You are given an m x n integer array grid. There is a robot initially located at the top-left corner (i.e., grid[0][0]). The robot tries to move to the bottom-right corner (i.e., grid[m-1][n-1]). The robot can only move either down or right at any point in time.

An obstacle and space are marked as 1 or 0 respectively in grid. A path that the robot takes cannot include any square that is an obstacle.

Return the number of possible unique paths that the robot can take to reach the bottom-right corner.

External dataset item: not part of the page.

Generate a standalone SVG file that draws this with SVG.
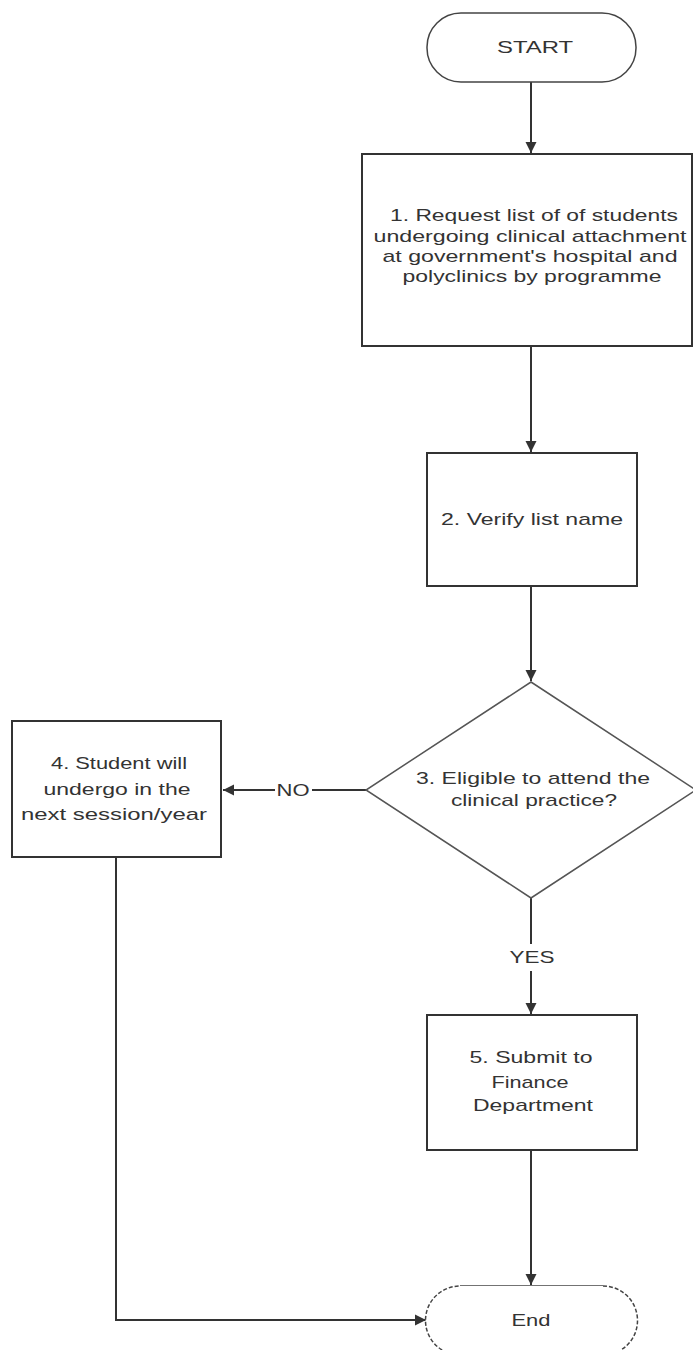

The testcases are generated so that the answer will be less than or equal to 2 * 10⁹.

Example 1:

Input: obstacleGrid = [[0,0,0],[0,1,0],[0,0,0]]
Output: 2
Explanation: There is one obstacle in the middle of the 3x3 grid above.
There are two ways to reach the bottom-right corner:
1. Right -> Right -> Down -> Down
2. Down -> Down -> Right -> Right

Example 2:

Input: obstacleGrid = [[0,1],[0,0]]
Output: 1

Constraints:

m == obstacleGrid.length
n == obstacleGrid[i].length
1 <= m, n <= 100
obstacleGrid[i][j] is 0 or 1.

Solution

unique-paths-ii.py

class Solution:
    def uniquePathsWithObstacles(self, grid: List[List[int]]) -> int:
        rows, cols = len(grid), len(grid[0])
        dp = [[0] * cols for _ in range(rows)]
        dp[0][0] = 1 - grid[0][0]

        for j in range(1, cols):
            dp[0][j] += dp[0][j - 1] * (1 - grid[0][j])

        for i in range(1, rows):
            dp[i][0] += dp[i - 1][0] * (1 - grid[i][0])

        for i in range(1, rows):
            for j in range(1, cols):
                dp[i][j] += (dp[i - 1][j] + dp[i][j - 1]) * (1 - grid[i][j])

        return dp[-1][-1]